As long as they continue to deny their strength, they'll continue to fail to make use of it. Which, of course, is fine with me.

Monday, December 20, 2004

More on Christmas
John Leo: "Some PC people have begun to argue that even 'Jingle Bells' is a church-state no-no. Santa Claus, a totally secular figure, is controversial because he was originally based on St. Nicholas. Horrors . Then let's ban the word goodbye, which evolved from 'God be with you.'"

Right on target. This is going to ridiculous lengths, and we are to the point of protecting the minority at the expense of the VAST majority. 95% of Americans celebrate Christmas in some form or another. Can we get past the 5% and realize that if they are strong enough to insist that we stop celebrating in public, then they are strong enough to deal with that celebration?
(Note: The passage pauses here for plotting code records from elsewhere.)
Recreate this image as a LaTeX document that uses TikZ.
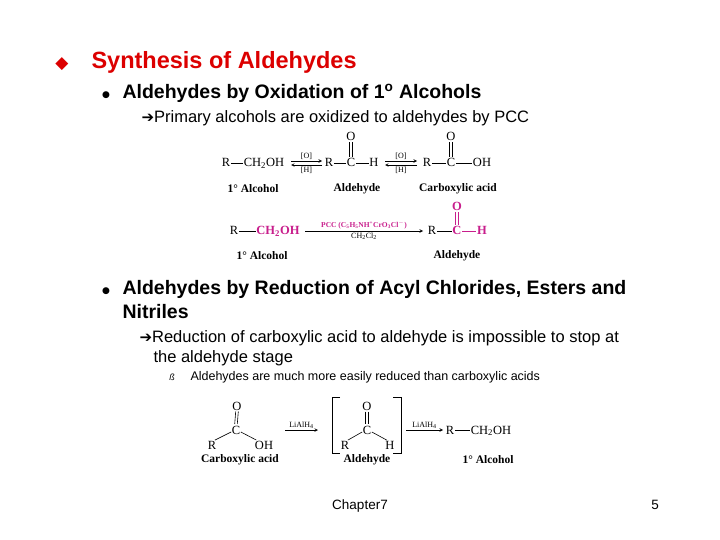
\documentclass[tikz,border=0pt]{standalone}
\usepackage{fontspec}
\setmainfont{Liberation Sans}
\newfontfamily\chem{Liberation Serif}
\newfontfamily\djv{DejaVu Sans}
\definecolor{mag}{RGB}{200,30,140}
\definecolor{ttl}{RGB}{220,0,0}
\begin{document}
\begin{tikzpicture}[x=1pt,y=-1pt,
  lvl1/.style={anchor=base west,font=\fontsize{19.5}{22}\selectfont\bfseries},
  lvl2/.style={anchor=base west,font=\fontsize{16.5}{19}\selectfont},
  ch/.style={anchor=base,font=\chem\fontsize{12.5}{14}\selectfont,inner sep=0.5pt},
  chm/.style={anchor=base,text=mag,font=\chem\fontsize{12.5}{14}\selectfont\bfseries,inner sep=0.5pt},
  chl/.style={font=\chem\fontsize{11.5}{13}\selectfont\bfseries,inner sep=0pt},
  cond/.style={font=\chem\fontsize{8}{9}\selectfont,inner sep=1.2pt},
  bond/.style={line width=0.6pt},
  rxn/.style={->,>=stealth,line width=0.6pt},
  dbl/.pic={}]
\useasboundingbox (0,0) rectangle (720,540);
\newcommand\dbond[3][black]{%
  \draw[bond,#1] ([xshift=-1.3,yshift=-1.5]#2.base) -- ([xshift=-1.3,yshift=10]#3.base);
  \draw[bond,#1] ([xshift=1.3,yshift=-1.5]#2.base) -- ([xshift=1.3,yshift=10]#3.base);}
% title
\node[anchor=base,text=ttl,font=\djv\fontsize{17}{18}\selectfont] (d0) at (62,69) {◆};
\node[anchor=base west,text=ttl,font=\fontsize{23.5}{26}\selectfont\bfseries] (t0) at (88,69) {Synthesis of Aldehydes};
% bullet 1
\node[anchor=base,font=\djv\fontsize{9}{10}\selectfont] (b1) at (106,98) {●};
\node[lvl1] (l1) at (119,99) {Aldehydes by Oxidation of 1\textsuperscript{o} Alcohols};
\node[lvl2] (l2) at (138,123) {{\djv\fontsize{15}{17}\selectfont ➔}Primary alcohols are oxidized to aldehydes by PCC};
% scheme 1
\node[ch] (a1) at (226,167) {R};
\node[ch] (a2) at (264,167) {CH\textsubscript{2}OH};
\draw[bond] ([yshift=4]a1.base east) -- ([yshift=4]a2.base west);
\coordinate (k1) at (291,161); \coordinate (k2) at (322,161);
\coordinate (k3) at (291,165); \coordinate (k4) at (322,165);
\draw[rxn] (k1) -- node[cond,above] (o1) {[O]} (k2);
\draw[rxn] (k4) -- node[cond,below] (h1) {[H]} (k3);
\node[ch] (a3) at (329,167) {R};
\node[ch] (a4) at (351,167) {C};
\node[ch] (a5) at (374,167) {H};
\node[ch] (a6) at (351,141) {O};
\draw[bond] ([yshift=4]a3.base east) -- ([yshift=4]a4.base west);
\draw[bond] ([yshift=4]a4.base east) -- ([yshift=4]a5.base west);
\dbond{a6}{a4}
\coordinate (k5) at (385,161); \coordinate (k6) at (417,161);
\coordinate (k7) at (385,165); \coordinate (k8) at (417,165);
\draw[rxn] (k5) -- node[cond,above] (o2) {[O]} (k6);
\draw[rxn] (k8) -- node[cond,below] (h2) {[H]} (k7);
\node[ch] (b3) at (427,167) {R};
\node[ch] (b4) at (451,167) {C};
\node[ch] (b5) at (482,167) {OH};
\node[ch] (b6) at (451,141) {O};
\draw[bond] ([yshift=4]b3.base east) -- ([yshift=4]b4.base west);
\draw[bond] ([yshift=4]b4.base east) -- ([yshift=4]b5.base west);
\dbond{b6}{b4}
\node[chl] (c1) at (253,189) {1° Alcohol};
\node[chl] (c2) at (357,189) {Aldehyde};
\node[chl] (c3) at (458,189) {Carboxylic acid};
% scheme 2
\node[ch] (p1) at (234,235) {R};
\node[chm] (p2) at (278,235) {CH\textsubscript{2}OH};
\draw[bond] ([yshift=4]p1.base east) -- ([yshift=4]p2.base west);
\coordinate (s1) at (305,231);
\coordinate (s9) at (423,231);
\draw[rxn] (s1) -- node[cond,above,text=mag,font=\chem\fontsize{7.5}{9}\selectfont\bfseries] (pcc) {PCC (C\textsubscript{5}H\textsubscript{5}NH\textsuperscript{+}CrO\textsubscript{3}Cl\textsuperscript{$-$})} node[cond,below] (dcm) {CH\textsubscript{2}Cl\textsubscript{2}} (s9);
\node[ch] (p3) at (432,235) {R};
\node[chm] (p4) at (457,235) {C};
\node[chm] (p5) at (482,235) {H};
\node[chm] (p6) at (457,211) {O};
\draw[bond] ([yshift=4]p3.base east) -- ([yshift=4]p4.base west);
\draw[bond,mag] ([yshift=4]p4.base east) -- ([yshift=4]p5.base west);
\dbond[mag]{p6}{p4}
\node[chl] (c4) at (262,256) {1° Alcohol};
\node[chl] (c5) at (457,256) {Aldehyde};
% bullet 2
\node[anchor=base,font=\djv\fontsize{9}{10}\selectfont] (b2) at (106,293) {●};
\node[lvl1] (m1) at (119,294) {Aldehydes by Reduction of Acyl Chlorides, Esters and};
\node[lvl1] (m2) at (119,318) {Nitriles};
\node[lvl2] (m3) at (136,342) {{\djv\fontsize{15}{17}\selectfont ➔}Reduction of carboxylic acid to aldehyde is impossible to stop at};
\node[lvl2] (m4) at (150,362) {the aldehyde stage};
\node[anchor=base,font=\fontsize{9}{10}\selectfont] (b3s) at (172,380) {\textit{ß}};
\node[anchor=base west,font=\fontsize{12.5}{14}\selectfont] (m5) at (187,380) {Aldehydes are much more easily reduced than carboxylic acids};
% scheme 3
\node[ch] (r1) at (237,410) {O};
\node[ch] (r2) at (236,434) {C};
\node[ch] (r3) at (212,449) {R};
\node[ch] (r4) at (264,449) {OH};
\dbond{r1}{r2}
\draw[bond] ([yshift=2]r2.base west) -- ([xshift=-2]r3.north east);
\draw[bond] ([yshift=2]r2.base east) -- ([xshift=2]r4.north west);
\node[chl] (c6) at (240,460) {Carboxylic acid};
\coordinate (t1) at (285,430);
\coordinate (t2) at (318,430);
\draw[rxn] (t1) -- node[cond,above] (li1) {LiAlH\textsubscript{4}} (t2);
\draw[line width=0.8pt] (340,397) -- (332,397) -- (332,453) -- (340,453);
\draw[line width=0.8pt] (393,397) -- (401,397) -- (401,453) -- (393,453);
\node[ch] (s1a) at (367,410) {O};
\node[ch] (s2) at (367,434) {C};
\node[ch] (s3) at (345,449) {R};
\node[ch] (s4) at (390,449) {H};
\dbond{s1a}{s2}
\draw[bond] ([yshift=2]s2.base west) -- ([xshift=-2]s3.north east);
\draw[bond] ([yshift=2]s2.base east) -- ([xshift=2]s4.north west);
\node[chl] (c7) at (367,460) {Aldehyde};
\coordinate (t3) at (406,430);
\coordinate (t4) at (443,430);
\draw[rxn] (t3) -- node[cond,above] (li2) {LiAlH\textsubscript{4}} (t4);
\node[ch] (u1) at (450,434) {R};
\node[ch] (u2) at (491,434) {CH\textsubscript{2}OH};
\draw[bond] ([yshift=4]u1.base east) -- ([yshift=4]u2.base west);
\node[chl] (c8) at (488,460) {1° Alcohol};
% footer
\node[anchor=base,font=\fontsize{13.5}{15}\selectfont] (f1) at (360,509) {Chapter7};
\node[anchor=base,font=\fontsize{13.5}{15}\selectfont] (f2) at (655,509) {5};
\end{tikzpicture}
\end{document}
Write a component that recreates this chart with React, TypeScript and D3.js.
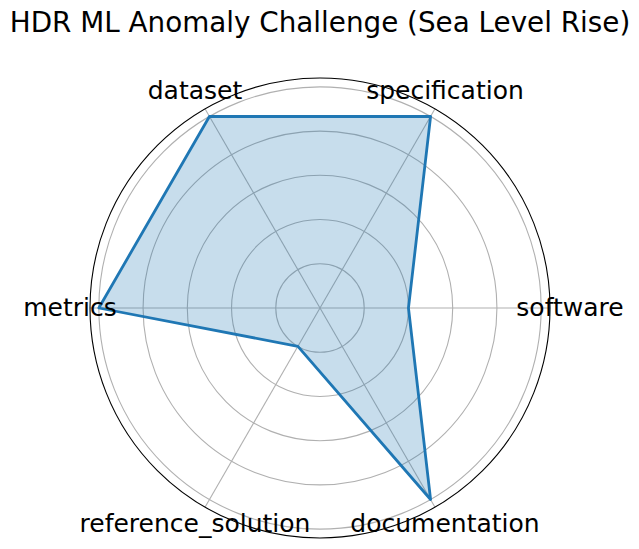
import React, { useRef, useEffect } from 'react';
import * as d3 from 'd3';

const title = 'HDR ML Anomaly Challenge (Sea Level Rise)';
const categories = ['software', 'specification', 'dataset', 'metrics', 'reference_solution', 'documentation'];
const values = [0.4, 1.0, 1.0, 1.0, 0.2, 1.0];
const gridTicks = [0.2, 0.4, 0.6, 0.8, 1.0];
const rMax = 1.04;

const App = () => {
  const svgRef = useRef<SVGSVGElement>(null);

  useEffect(() => {
    const width = 639;
    const height = 549;
    const cx = 320;
    const cy = 308;
    const outer = 230;
    const color = '#1f77b4';

    const svg = d3.select(svgRef.current);
    svg.selectAll('*').remove();
    svg.attr('width', width).attr('height', height)
      .attr('style', 'font-family: "DejaVu Sans", sans-serif; background: white;');

    const r = d3.scaleLinear().domain([0, rMax]).range([0, outer]);
    // angles counterclockwise starting at east
    const angle = d3.scaleLinear().domain([0, categories.length]).range([0, 2 * Math.PI]);
    const pt = (i: number, rad: number): [number, number] =>
      [cx + rad * Math.cos(angle(i)), cy - rad * Math.sin(angle(i))];

    const g = svg.append('g');

    // circular grid
    g.append('g')
      .selectAll('circle')
      .data(gridTicks)
      .join('circle')
      .attr('cx', cx).attr('cy', cy)
      .attr('r', d => r(d))
      .attr('fill', 'none')
      .attr('stroke', '#b0b0b0')
      .attr('stroke-width', 1.1);

    // spokes
    g.append('g')
      .selectAll('line')
      .data(categories)
      .join('line')
      .attr('x1', cx).attr('y1', cy)
      .attr('x2', (_, i) => pt(i, outer)[0])
      .attr('y2', (_, i) => pt(i, outer)[1])
      .attr('stroke', '#b0b0b0')
      .attr('stroke-width', 1.1);

    const points = values.map((v, i) => pt(i, r(v)));
    const line = d3.line().curve(d3.curveLinearClosed);

    g.append('path')
      .attr('d', line(points))
      .attr('fill', color)
      .attr('fill-opacity', 0.25)
      .attr('stroke', 'none');

    g.append('path')
      .attr('d', line(points))
      .attr('fill', 'none')
      .attr('stroke', color)
      .attr('stroke-width', 2.8)
      .attr('stroke-linejoin', 'round');

    // outer spine
    g.append('circle')
      .attr('cx', cx).attr('cy', cy).attr('r', outer)
      .attr('fill', 'none')
      .attr('stroke', 'black')
      .attr('stroke-width', 1.1);

    // category labels
    g.append('g')
      .selectAll('text')
      .data(categories)
      .join('text')
      .attr('x', (_, i) => pt(i, 250)[0])
      .attr('y', (_, i) => pt(i, 250)[1] - 1)
      .attr('text-anchor', 'middle')
      .attr('dominant-baseline', 'central')
      .attr('font-size', 25)
      .attr('fill', 'black')
      .text(d => d);

    svg.append('text')
      .attr('x', cx)
      .attr('y', 32)
      .attr('text-anchor', 'middle')
      .attr('font-size', 27.8)
      .attr('fill', 'black')
      .text(title);
  }, []);

  return (
    <div style={{ position: 'absolute', left: 0, top: 0 }}>
      <svg ref={svgRef}></svg>
    </div>
  );
};

export default App;
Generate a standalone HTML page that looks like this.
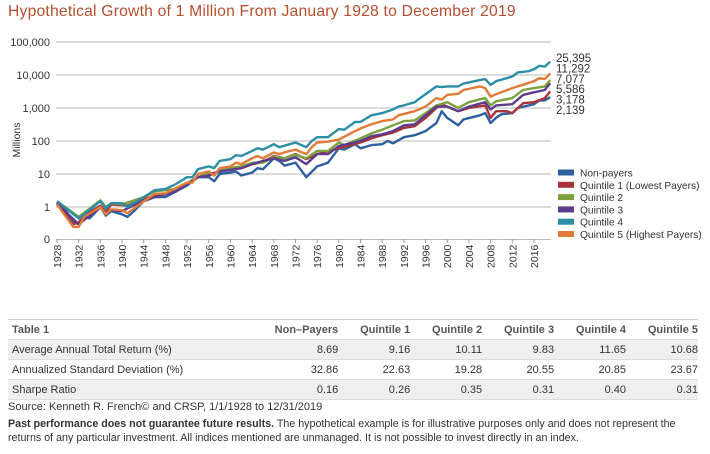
<!DOCTYPE html>
<html><head><meta charset="utf-8"><style>
body{margin:0;background:#fff;width:710px;height:454px;overflow:hidden;font-family:"Liberation Sans",sans-serif;}
.t{position:absolute;left:8px;top:3px;font-size:15.7px;color:#b4502e;letter-spacing:0.2px}
table{position:absolute;left:8px;top:319px;width:690px;border-collapse:collapse;font-size:11px;color:#333}
td{height:19px;padding:0;text-align:right;border-bottom:1px solid #ddd}
td:first-child{text-align:left;padding-left:4px}
tr.h td{font-weight:bold;color:#555;border-top:1px solid #ccc}
tr.g td{background:#efefef}
.s{position:absolute;left:8px;top:401px;font-size:11px;color:#333}
.d{position:absolute;left:8px;top:417px;font-size:10.7px;color:#333;line-height:14px;width:700px;white-space:nowrap}
</style></head><body>
<div class="t">Hypothetical Growth of 1 Million From January 1928 to December 2019</div>
<svg id="c" width="710" height="320" style="position:absolute;left:0;top:0" font-family="Liberation Sans, sans-serif"></svg>
<table>
<tr class="h"><td style="width:235px">Table 1</td><td>Non–Payers</td><td>Quintile 1</td><td>Quintile 2</td><td>Quintile 3</td><td>Quintile 4</td><td>Quintile 5</td></tr>
<tr class="g"><td>Average Annual Total Return (%)</td><td>8.69</td><td>9.16</td><td>10.11</td><td>9.83</td><td>11.65</td><td>10.68</td></tr>
<tr><td>Annualized Standard Deviation (%)</td><td>32.86</td><td>22.63</td><td>19.28</td><td>20.55</td><td>20.85</td><td>23.67</td></tr>
<tr class="g"><td>Sharpe Ratio</td><td>0.16</td><td>0.26</td><td>0.35</td><td>0.31</td><td>0.40</td><td>0.31</td></tr>
</table>
<div class="s">Source: Kenneth R. French© and CRSP, 1/1/1928 to 12/31/2019</div>
<div class="d"><b>Past performance does not guarantee future results.</b> The hypothetical example is for illustrative purposes only and does not represent the<br>returns of any particular investment. All indices mentioned are unmanaged. It is not possible to invest directly in an index.</div>
<script>
var s='',X=function(y){return 57+(y-1928)*5.42},Y=function(v){return 207-33*Math.log10(v)};
var labs=['100,000','10,000','1,000','100','10','1'];
for(var i=0;i<6;i++){var y=42+33*i;s+='<line x1="56" x2="551" y1="'+y+'" y2="'+y+'" stroke="#c8c8c8" stroke-width="1.3"/><text x="50" y="'+(y+4)+'" font-size="11" text-anchor="end" fill="#333">'+labs[i]+'</text>';}
s+='<line x1="56" x2="551" y1="239.5" y2="239.5" stroke="#bbb"/><text x="50" y="243" font-size="11" text-anchor="end" fill="#333">0</text>';
s+='<text transform="translate(20,140) rotate(-90)" font-size="10.5" text-anchor="middle" fill="#333">Millions</text>';
for(var yr=1928;yr<=2016;yr+=4){var x=X(yr);s+='<line x1="'+x+'" x2="'+x+'" y1="239" y2="243" stroke="#999"/><text transform="translate('+(x+4)+',268) rotate(-90)" font-size="10.5" fill="#333">'+yr+'</text>';}
var D={
'#2e5f9e':[1928,1.4,1929,1.1,1931,0.35,1932,0.3,1933,0.5,1934,0.45,1936,1.0,1937,0.55,1938,0.75,1940,0.6,1941,0.5,1942,0.7,1944,1.5,1946,2,1948,2,1950,3,1952,4.5,1954,8,1956,8,1957,6,1958,10,1960,11,1961,12,1962,9,1964,11,1965,15,1966,14,1968,30,1969,25,1970,18,1972,22,1974,8,1976,17,1978,22,1980,60,1981,55,1983,80,1984,60,1986,75,1988,80,1989,100,1990,85,1992,130,1994,150,1996,200,1998,350,1999,800,2000,500,2002,300,2003,450,2006,600,2007,700,2008,350,2009,500,2010,650,2012,700,2013,1000,2016,1300,2017,1700,2018,1700,2019,2139],
'#a8333a':[1928,1.3,1931,0.3,1932,0.35,1934,0.7,1936,1.1,1937,0.7,1938,1.2,1941,1.1,1944,1.8,1950,3,1954,8,1958,12,1962,15,1964,20,1966,23,1968,35,1970,30,1972,40,1974,28,1976,40,1980,60,1984,90,1986,120,1988,150,1990,180,1992,250,1994,280,1996,500,1998,1000,1999,1300,2000,1100,2002,800,2004,1000,2007,1200,2008,500,2009,800,2011,800,2012,700,2014,1400,2016,1500,2018,2000,2019,3178],
'#7ba23f':[1928,1.5,1932,0.5,1936,1.6,1937,1.0,1938,1.3,1940,1.2,1944,2,1946,3,1950,3.5,1954,8,1956,11,1957,9,1958,14,1962,17,1964,22,1966,22,1968,33,1970,30,1972,38,1974,30,1976,50,1978,50,1980,90,1981,75,1984,120,1986,170,1988,220,1990,300,1992,400,1994,420,1996,700,1998,1200,2000,1500,2002,1000,2004,1500,2007,2000,2008,1200,2009,1600,2012,2000,2014,3500,2016,4000,2018,4500,2019,7077],
'#5e3c8c':[1928,1.3,1932,0.3,1936,1.0,1937,0.6,1938,0.8,1940,0.75,1944,1.6,1946,2,1950,3,1954,8,1956,9,1958,12,1962,15,1964,20,1966,25,1968,30,1970,25,1972,32,1974,20,1976,40,1978,40,1980,70,1984,100,1986,140,1988,160,1990,200,1992,300,1994,320,1996,600,1998,1100,2000,1100,2002,800,2004,1100,2007,1500,2008,900,2009,1200,2012,1300,2014,2500,2016,3000,2018,3500,2019,5586],
'#e07b39':[1928,1.2,1931,0.25,1932,0.25,1933,0.5,1936,1,1937,0.6,1938,0.85,1940,0.8,1941,0.65,1944,1.5,1946,2.5,1948,2.6,1950,3.8,1952,5.5,1953,5.5,1954,10,1956,12,1957,9,1958,15,1960,17,1961,22,1962,20,1964,30,1965,35,1966,30,1968,45,1969,40,1970,45,1972,55,1974,40,1975,65,1976,90,1978,95,1980,110,1983,200,1984,240,1986,320,1988,400,1990,450,1991,600,1994,800,1996,1100,1998,2000,1999,1800,2000,2500,2002,2700,2003,3500,2006,4500,2007,4000,2008,2200,2009,2600,2012,4000,2016,6500,2017,8000,2018,7500,2019,11292],
'#2e8ea6':[1928,1.5,1932,0.45,1936,1.5,1937,0.9,1938,1.3,1940,1.3,1941,1.0,1944,2,1946,3.2,1948,3.5,1950,5,1952,8,1953,8,1954,14,1956,17,1957,15,1958,25,1960,28,1961,37,1962,35,1964,50,1965,60,1966,55,1968,80,1969,65,1970,72,1972,90,1974,65,1975,100,1976,130,1978,130,1980,230,1981,220,1983,380,1984,380,1986,600,1988,700,1990,900,1991,1100,1992,1200,1994,1500,1995,2000,1998,4500,1999,4300,2000,4500,2002,4500,2003,5500,2006,7000,2007,7500,2008,5000,2009,6500,2012,9000,2013,12000,2015,13000,2016,15000,2017,19000,2018,18000,2019,25395]};
for(var c in D){var a=D[c],p='';for(var j=0;j<a.length;j+=2)p+=(j?'L':'M')+X(a[j]).toFixed(1)+','+Y(a[j+1]).toFixed(1);s+='<path d="'+p+'" fill="none" stroke="'+c+'" stroke-width="2.4" stroke-linejoin="round"/>';}
var ends=['25,395','11,292','7,077','5,586','3,178','2,139'];
for(i=0;i<6;i++)s+='<text x="556" y="'+(62+10.4*i)+'" font-size="11.5" fill="#333">'+ends[i]+'</text>';
var L=[['#2e5f9e','Non-payers'],['#a8333a','Quintile 1 (Lowest Payers)'],['#7ba23f','Quintile 2'],['#5e3c8c','Quintile 3'],['#2e8ea6','Quintile 4'],['#e07b39','Quintile 5 (Highest Payers)']];
for(i=0;i<6;i++){var yy=172.5+12.3*i;s+='<rect x="558" y="'+(yy-3)+'" width="16" height="6" fill="'+L[i][0]+'"/><text x="580" y="'+(yy+4)+'" font-size="10.2" fill="#333">'+L[i][1]+'</text>';}
document.getElementById('c').innerHTML=s;
</script>
</body></html>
I want to get back to the old way of doing things. How would I know what that was like? Well, my standard is pretty low—I just want to get to the point where, in church, on Christmas Eve, the person in front of me turns and says "Merry Christmas." These days, everyone is so conditioned to avoid that awful 'C' word that, even in that context, I am more likely to hear "Happy Holidays."

UPDATE [12/21/2004 - 12:22]: My posting on DailyKos has led more than a few critics of conservative theory to visit my blog, and comment on this post specifically (they're too lazy to scroll down, apparently). This, in turn, has spawned frustrated responses from me. As a result, James has mad a very accurate observation

Sunday, December 19, 2004

A Personal Record
According to my Site Meter counter, I'm about to hit 10,000 visitors since this site's inception.

UPDATE [12/19/2004 - 21:43]: I crossed 10,000 at 9:38 PM Eastern. Congratulations to me.

Blue-state Living
It ain't cheap: "One index of cost-of-living differentials shows that an income of $130,000 in Connecticut is equivalent to $90,000 in Oklahoma. That means families at those incomes are equally well-off and under standard tax theories about fairness should pay the same share of their income in taxes. Currently, a family of four making $130,000 pays $20,450 in income taxes, or 15.7%, while the family making $90,000 pays $8,450, or 9.4%. If both families were taxed at the Oklahoma rate, the Connecticut family would pay $8,200 less."

Somehow doesn't sound quite fair to me.

Pretty Cool
Sometimes it feels really good to be an American.